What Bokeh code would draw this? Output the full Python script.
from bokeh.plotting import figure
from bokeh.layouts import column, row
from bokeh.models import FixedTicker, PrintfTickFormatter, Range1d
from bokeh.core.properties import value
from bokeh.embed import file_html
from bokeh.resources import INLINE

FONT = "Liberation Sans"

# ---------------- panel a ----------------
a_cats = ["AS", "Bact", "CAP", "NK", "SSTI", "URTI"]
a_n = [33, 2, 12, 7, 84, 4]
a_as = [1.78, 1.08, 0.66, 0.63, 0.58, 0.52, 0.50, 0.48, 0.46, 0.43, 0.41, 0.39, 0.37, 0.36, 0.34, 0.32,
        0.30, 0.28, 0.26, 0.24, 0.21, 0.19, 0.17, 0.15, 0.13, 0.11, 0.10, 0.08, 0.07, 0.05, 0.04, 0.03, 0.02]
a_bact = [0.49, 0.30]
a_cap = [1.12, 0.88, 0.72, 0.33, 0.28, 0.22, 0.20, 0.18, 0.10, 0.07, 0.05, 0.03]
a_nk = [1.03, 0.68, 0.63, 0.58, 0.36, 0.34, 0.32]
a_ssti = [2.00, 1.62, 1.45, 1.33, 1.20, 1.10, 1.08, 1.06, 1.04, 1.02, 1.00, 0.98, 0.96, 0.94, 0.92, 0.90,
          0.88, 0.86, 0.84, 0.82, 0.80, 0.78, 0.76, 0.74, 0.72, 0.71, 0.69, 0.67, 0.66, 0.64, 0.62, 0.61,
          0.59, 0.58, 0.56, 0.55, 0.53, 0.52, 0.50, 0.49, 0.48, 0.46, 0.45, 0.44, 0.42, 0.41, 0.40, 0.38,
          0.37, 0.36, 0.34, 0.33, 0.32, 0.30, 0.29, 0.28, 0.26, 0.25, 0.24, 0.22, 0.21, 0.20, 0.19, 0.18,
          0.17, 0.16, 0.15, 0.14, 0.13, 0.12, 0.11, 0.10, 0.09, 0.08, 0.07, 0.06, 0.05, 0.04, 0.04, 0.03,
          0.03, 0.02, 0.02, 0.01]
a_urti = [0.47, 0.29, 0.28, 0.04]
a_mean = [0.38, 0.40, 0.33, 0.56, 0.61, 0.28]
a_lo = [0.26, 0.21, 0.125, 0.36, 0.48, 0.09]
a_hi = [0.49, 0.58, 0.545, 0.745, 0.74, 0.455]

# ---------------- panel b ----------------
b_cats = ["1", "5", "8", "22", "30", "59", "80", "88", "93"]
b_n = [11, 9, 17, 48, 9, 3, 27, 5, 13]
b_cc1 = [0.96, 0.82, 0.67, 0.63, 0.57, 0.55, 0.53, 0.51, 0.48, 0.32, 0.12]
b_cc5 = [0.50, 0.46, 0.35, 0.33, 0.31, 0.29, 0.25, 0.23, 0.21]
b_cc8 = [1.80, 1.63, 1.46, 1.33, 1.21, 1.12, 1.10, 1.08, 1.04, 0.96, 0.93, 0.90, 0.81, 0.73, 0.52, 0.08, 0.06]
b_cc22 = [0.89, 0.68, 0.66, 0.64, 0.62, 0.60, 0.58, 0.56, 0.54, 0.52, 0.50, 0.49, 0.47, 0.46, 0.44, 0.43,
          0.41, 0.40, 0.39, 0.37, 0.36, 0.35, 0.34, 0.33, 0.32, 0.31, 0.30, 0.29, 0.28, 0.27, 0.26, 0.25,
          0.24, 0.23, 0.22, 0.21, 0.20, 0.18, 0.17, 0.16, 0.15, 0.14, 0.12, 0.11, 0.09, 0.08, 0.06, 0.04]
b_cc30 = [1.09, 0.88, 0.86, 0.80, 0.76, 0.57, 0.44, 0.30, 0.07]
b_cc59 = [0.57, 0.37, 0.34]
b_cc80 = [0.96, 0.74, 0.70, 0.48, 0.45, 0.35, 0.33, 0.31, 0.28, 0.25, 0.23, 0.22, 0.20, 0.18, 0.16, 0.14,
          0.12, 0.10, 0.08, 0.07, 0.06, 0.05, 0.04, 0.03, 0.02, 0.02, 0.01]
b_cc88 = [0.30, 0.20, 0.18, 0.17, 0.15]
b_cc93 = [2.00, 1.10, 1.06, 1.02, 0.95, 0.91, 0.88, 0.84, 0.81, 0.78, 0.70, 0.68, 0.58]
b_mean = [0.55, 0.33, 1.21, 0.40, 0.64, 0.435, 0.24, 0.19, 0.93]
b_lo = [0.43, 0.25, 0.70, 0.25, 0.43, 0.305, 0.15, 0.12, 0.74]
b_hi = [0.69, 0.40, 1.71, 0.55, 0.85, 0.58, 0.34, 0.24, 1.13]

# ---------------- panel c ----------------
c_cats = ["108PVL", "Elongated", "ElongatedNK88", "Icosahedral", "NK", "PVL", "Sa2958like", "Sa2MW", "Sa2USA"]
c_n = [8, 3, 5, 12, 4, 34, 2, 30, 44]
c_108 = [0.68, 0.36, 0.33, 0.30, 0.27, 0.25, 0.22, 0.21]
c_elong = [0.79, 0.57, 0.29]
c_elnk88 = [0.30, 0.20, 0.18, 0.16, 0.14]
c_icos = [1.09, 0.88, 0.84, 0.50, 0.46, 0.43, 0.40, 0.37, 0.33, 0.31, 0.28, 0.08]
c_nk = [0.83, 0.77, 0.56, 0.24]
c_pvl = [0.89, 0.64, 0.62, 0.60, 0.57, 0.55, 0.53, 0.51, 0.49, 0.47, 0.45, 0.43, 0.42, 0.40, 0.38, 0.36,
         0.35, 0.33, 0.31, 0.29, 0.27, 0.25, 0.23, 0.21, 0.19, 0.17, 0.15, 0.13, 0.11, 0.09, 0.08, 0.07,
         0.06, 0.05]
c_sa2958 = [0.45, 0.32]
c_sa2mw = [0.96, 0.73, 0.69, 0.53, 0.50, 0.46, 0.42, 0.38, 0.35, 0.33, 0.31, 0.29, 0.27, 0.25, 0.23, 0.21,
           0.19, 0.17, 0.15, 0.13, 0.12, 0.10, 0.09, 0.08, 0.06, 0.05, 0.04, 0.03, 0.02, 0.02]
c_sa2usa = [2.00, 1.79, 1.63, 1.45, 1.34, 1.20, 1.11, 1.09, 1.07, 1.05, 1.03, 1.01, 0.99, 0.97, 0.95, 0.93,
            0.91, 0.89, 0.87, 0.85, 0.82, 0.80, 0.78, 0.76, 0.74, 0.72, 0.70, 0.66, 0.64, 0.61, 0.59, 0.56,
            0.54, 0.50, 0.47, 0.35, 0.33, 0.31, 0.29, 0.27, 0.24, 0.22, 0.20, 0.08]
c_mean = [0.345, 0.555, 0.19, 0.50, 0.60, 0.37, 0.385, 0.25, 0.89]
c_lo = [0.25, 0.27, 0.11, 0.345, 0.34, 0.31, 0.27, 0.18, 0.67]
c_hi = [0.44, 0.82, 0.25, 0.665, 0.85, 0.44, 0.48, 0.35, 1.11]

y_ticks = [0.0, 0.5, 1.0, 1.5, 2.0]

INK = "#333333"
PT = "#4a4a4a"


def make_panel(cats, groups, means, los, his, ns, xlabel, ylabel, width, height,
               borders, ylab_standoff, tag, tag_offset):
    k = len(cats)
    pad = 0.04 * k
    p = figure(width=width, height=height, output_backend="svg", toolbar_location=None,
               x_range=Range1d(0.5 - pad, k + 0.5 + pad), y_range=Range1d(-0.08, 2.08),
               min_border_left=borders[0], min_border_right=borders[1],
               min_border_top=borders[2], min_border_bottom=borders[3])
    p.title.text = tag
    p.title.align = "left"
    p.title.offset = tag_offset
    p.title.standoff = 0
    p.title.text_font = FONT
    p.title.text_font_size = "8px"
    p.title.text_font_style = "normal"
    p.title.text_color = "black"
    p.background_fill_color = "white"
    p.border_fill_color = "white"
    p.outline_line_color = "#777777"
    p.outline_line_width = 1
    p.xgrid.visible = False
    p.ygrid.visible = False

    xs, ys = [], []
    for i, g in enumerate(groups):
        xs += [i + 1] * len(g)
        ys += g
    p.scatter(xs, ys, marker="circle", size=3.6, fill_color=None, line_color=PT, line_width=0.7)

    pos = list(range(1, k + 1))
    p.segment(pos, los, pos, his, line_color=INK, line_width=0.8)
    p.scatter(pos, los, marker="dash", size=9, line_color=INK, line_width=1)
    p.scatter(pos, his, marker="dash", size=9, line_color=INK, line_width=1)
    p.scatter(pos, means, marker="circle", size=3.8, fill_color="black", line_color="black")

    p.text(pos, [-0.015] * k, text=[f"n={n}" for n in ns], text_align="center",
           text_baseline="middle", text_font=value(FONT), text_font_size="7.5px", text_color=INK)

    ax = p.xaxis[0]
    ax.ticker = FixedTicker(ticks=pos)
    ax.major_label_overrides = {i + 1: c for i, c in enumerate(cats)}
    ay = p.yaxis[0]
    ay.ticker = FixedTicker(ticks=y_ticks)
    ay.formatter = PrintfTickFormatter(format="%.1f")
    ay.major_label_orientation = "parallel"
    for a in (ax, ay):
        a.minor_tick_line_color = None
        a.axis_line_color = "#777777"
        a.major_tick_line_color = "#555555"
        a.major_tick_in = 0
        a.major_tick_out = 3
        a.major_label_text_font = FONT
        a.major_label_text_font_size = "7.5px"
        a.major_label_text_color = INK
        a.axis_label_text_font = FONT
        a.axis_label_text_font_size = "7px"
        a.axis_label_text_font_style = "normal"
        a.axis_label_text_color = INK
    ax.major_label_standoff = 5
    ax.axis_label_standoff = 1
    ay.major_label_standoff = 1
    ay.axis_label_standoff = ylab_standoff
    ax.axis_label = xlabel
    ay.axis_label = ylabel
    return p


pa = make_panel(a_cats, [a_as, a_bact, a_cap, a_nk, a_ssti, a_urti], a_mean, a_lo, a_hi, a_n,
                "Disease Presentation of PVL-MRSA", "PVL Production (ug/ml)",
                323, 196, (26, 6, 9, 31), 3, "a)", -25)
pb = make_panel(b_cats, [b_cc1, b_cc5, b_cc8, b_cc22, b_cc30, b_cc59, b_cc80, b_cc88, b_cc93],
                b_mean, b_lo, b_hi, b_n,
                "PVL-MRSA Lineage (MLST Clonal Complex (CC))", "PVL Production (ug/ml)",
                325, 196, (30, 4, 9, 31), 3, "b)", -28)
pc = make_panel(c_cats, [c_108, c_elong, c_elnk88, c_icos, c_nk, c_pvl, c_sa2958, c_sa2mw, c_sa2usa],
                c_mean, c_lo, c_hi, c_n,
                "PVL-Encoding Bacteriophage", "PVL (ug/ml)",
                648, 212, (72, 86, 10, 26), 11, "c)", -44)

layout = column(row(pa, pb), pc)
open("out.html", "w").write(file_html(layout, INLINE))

□ □ □

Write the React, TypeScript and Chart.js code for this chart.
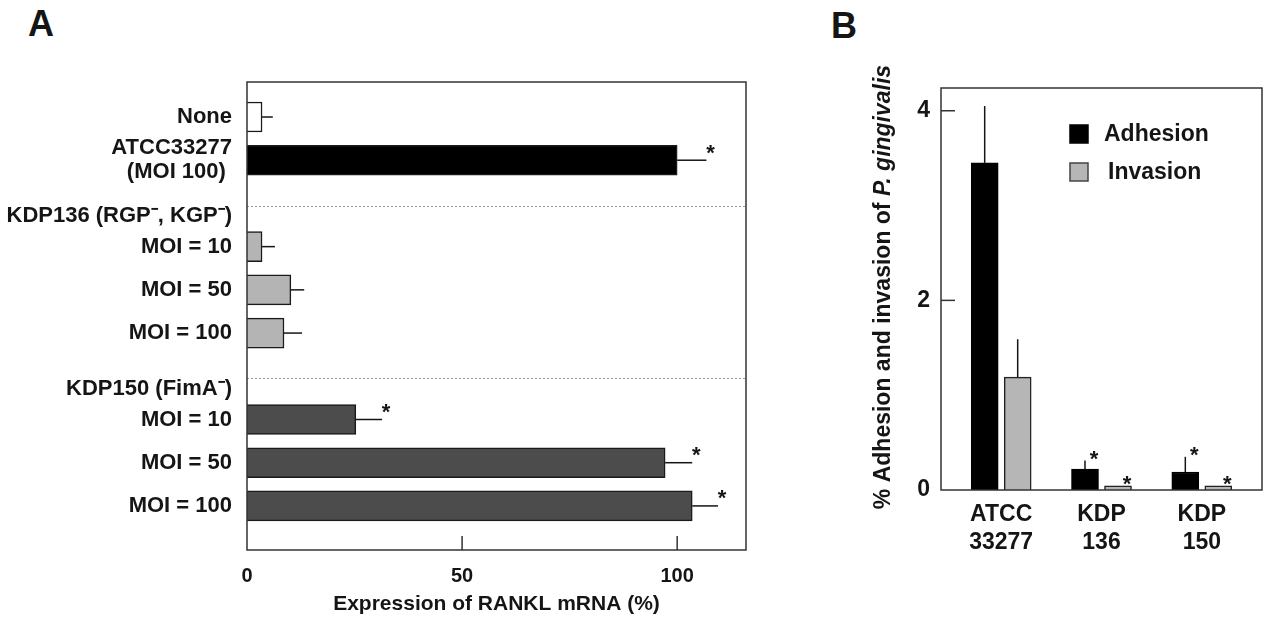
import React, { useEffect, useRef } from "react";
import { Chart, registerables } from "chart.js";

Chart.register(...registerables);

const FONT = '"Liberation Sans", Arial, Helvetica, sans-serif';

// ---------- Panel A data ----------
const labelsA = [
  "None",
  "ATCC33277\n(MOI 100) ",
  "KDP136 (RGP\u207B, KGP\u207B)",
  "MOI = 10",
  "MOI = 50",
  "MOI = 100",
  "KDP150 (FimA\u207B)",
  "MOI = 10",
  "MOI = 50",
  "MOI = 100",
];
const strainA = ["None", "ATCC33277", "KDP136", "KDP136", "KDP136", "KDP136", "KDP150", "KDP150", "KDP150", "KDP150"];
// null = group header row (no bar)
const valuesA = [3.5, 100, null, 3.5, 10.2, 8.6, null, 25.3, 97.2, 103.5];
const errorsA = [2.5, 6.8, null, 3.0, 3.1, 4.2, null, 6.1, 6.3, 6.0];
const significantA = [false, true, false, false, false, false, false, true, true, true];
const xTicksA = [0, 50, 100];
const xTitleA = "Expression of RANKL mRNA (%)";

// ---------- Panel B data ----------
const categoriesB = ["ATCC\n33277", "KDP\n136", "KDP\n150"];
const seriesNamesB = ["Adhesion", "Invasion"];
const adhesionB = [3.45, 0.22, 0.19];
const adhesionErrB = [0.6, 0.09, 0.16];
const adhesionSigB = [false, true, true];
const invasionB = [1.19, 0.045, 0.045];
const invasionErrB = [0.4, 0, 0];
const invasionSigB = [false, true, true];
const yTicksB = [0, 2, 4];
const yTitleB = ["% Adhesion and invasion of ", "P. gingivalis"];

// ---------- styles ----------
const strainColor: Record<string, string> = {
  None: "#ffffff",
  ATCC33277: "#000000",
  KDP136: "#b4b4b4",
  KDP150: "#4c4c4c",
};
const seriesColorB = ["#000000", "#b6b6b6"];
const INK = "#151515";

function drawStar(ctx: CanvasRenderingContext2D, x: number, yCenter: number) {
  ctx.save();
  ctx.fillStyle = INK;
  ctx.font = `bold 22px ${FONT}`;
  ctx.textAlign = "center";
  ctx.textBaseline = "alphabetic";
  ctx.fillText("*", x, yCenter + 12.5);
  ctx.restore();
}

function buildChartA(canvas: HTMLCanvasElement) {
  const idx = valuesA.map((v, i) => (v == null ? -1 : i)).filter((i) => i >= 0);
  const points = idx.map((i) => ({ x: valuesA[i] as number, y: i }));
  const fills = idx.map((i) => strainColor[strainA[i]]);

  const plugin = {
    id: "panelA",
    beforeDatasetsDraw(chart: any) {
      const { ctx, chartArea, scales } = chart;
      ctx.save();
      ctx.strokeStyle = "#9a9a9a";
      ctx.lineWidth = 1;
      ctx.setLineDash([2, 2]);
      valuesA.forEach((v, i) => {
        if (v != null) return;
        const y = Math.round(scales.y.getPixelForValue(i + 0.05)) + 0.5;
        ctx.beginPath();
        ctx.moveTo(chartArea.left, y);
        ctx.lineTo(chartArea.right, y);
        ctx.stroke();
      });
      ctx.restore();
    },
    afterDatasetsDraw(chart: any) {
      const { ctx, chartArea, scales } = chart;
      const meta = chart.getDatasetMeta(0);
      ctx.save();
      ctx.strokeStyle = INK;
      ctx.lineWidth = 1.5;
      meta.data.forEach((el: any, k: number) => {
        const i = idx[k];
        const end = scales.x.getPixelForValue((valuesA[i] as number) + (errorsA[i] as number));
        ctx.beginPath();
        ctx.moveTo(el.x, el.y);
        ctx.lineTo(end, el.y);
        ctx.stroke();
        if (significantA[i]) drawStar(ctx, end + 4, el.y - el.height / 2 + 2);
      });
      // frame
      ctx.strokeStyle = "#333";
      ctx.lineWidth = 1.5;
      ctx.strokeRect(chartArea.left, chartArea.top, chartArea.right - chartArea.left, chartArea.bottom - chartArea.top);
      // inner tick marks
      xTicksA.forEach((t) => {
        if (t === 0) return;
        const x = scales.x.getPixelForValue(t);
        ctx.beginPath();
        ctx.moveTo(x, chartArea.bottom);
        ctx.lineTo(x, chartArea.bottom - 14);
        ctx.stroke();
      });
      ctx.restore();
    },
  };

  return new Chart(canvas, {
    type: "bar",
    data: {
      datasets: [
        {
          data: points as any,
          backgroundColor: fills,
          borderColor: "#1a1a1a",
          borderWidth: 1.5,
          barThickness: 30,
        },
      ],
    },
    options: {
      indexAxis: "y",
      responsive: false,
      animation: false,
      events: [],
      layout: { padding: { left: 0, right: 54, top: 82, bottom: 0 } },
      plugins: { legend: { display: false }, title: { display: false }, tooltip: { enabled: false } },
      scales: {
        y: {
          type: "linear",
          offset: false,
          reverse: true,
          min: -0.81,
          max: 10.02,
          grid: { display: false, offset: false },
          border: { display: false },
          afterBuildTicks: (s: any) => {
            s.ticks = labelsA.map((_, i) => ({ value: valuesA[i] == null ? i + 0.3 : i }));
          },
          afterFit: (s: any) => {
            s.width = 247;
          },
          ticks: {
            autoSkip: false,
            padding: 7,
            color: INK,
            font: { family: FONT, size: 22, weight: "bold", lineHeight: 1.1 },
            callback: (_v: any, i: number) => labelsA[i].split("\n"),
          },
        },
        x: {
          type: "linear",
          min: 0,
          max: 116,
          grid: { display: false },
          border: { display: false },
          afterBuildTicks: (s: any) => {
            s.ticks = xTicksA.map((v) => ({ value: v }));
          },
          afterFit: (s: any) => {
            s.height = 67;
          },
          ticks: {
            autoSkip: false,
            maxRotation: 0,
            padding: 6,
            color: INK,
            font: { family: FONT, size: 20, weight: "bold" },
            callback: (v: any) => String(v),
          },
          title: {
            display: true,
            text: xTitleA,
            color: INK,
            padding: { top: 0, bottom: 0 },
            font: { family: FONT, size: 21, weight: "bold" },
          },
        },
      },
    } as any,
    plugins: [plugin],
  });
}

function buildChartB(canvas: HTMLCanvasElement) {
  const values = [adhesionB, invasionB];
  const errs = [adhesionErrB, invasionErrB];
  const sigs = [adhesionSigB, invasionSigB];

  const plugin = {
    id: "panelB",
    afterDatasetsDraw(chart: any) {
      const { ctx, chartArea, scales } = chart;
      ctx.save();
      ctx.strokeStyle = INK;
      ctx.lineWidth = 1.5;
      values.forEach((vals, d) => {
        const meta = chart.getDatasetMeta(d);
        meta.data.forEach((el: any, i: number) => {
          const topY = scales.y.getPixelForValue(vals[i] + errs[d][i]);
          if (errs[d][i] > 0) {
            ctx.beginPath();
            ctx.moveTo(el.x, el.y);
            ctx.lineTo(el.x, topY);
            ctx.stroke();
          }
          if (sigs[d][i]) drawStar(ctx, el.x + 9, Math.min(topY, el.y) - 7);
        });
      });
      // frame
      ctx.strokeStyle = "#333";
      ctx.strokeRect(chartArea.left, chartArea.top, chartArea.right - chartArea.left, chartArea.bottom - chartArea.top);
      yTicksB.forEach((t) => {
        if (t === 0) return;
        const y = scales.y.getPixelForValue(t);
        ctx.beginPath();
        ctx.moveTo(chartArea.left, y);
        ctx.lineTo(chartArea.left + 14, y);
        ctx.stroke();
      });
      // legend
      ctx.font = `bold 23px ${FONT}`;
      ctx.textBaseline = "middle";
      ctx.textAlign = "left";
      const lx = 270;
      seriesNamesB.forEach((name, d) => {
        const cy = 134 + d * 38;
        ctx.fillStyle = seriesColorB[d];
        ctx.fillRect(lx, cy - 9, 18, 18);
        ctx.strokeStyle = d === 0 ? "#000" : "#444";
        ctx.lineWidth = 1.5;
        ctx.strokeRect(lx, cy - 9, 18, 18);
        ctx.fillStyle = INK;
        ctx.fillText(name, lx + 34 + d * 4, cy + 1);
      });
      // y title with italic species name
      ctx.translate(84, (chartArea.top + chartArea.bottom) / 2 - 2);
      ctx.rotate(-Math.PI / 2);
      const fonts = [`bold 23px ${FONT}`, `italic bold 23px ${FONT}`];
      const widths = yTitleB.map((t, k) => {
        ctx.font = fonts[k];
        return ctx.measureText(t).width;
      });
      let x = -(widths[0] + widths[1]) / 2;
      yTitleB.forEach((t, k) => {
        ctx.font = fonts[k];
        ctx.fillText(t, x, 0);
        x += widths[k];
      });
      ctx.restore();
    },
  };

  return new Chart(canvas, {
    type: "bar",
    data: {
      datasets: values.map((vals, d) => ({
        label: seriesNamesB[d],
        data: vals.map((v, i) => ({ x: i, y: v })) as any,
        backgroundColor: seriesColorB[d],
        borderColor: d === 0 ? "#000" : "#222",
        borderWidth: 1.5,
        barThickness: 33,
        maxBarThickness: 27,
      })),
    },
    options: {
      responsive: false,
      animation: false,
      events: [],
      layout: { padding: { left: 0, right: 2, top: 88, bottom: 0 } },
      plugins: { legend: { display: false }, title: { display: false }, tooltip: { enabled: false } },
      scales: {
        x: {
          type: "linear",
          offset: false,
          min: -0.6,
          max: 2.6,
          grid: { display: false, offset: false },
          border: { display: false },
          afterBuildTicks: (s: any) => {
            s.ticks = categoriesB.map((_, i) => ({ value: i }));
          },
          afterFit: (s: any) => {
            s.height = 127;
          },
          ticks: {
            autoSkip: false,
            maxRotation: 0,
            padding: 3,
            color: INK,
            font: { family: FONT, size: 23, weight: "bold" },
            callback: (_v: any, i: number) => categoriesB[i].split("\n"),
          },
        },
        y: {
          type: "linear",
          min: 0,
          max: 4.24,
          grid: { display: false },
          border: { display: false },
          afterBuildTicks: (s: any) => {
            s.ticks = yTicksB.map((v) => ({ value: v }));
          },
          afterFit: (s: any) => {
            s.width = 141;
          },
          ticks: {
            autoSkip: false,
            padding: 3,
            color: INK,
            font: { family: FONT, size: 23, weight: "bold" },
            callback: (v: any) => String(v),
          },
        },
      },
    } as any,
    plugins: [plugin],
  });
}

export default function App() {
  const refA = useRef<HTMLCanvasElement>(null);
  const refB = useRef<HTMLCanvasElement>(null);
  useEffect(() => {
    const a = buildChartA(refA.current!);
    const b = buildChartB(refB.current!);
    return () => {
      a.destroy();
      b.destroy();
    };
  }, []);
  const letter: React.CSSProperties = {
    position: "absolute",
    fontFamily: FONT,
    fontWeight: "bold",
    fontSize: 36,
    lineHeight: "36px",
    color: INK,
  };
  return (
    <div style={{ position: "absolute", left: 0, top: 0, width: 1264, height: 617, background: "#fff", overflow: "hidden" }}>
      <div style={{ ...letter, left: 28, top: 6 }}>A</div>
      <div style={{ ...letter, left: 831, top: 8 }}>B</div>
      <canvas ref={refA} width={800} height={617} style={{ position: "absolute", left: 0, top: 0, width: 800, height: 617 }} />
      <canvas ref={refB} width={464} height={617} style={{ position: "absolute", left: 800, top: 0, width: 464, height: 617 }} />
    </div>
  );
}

□ □ □

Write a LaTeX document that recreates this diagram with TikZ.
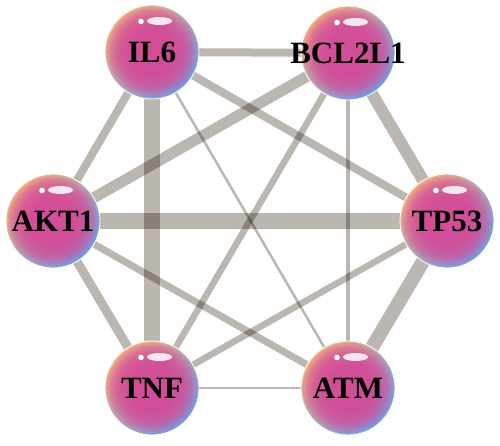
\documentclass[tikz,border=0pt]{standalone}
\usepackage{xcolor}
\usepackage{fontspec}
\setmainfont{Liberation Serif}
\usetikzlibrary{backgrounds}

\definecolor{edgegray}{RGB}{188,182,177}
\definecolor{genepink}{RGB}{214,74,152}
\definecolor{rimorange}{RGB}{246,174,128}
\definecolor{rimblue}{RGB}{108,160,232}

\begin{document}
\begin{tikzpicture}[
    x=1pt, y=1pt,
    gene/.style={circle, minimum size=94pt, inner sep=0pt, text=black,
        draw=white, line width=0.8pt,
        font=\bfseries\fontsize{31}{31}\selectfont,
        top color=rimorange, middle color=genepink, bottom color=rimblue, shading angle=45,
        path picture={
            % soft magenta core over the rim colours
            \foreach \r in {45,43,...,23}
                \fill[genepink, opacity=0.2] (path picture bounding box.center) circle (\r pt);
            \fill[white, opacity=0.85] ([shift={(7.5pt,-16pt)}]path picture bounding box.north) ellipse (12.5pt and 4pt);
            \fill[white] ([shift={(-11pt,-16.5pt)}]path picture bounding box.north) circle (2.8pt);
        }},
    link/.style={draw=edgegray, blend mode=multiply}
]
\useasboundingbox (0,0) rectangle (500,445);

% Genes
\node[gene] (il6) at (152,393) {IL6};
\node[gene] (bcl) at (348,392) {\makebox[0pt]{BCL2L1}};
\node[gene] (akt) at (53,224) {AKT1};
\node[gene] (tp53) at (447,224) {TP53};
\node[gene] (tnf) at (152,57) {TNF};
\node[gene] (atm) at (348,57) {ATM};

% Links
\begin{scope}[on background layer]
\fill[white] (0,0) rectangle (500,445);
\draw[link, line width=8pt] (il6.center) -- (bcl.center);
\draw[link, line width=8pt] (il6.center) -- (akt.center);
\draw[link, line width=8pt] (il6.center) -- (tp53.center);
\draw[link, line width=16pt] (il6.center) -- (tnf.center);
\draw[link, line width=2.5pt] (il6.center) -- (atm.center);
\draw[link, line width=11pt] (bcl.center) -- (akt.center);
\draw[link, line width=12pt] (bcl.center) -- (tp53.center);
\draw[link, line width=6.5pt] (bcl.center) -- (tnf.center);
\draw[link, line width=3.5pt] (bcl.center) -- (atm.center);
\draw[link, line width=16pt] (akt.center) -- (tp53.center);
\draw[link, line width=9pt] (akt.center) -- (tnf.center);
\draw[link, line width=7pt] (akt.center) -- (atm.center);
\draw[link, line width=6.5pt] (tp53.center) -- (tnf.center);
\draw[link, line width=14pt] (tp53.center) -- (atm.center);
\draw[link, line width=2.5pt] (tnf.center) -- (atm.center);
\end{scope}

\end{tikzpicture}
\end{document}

□ □ □

## Directions for this task
Exactly and only the lines from the line with "Write the React, TypeScript" to the line with "Arial, Helvetica, sans-serif';", both ends included, should be echoed. Do not carry over the pictures.

## Solution for this task
Write the React, TypeScript and Chart.js code for this chart.
import React, { useEffect, useRef } from "react";
import { Chart, registerables } from "chart.js";

Chart.register(...registerables);

const FONT = '"Liberation Sans", Arial, Helvetica, sans-serif';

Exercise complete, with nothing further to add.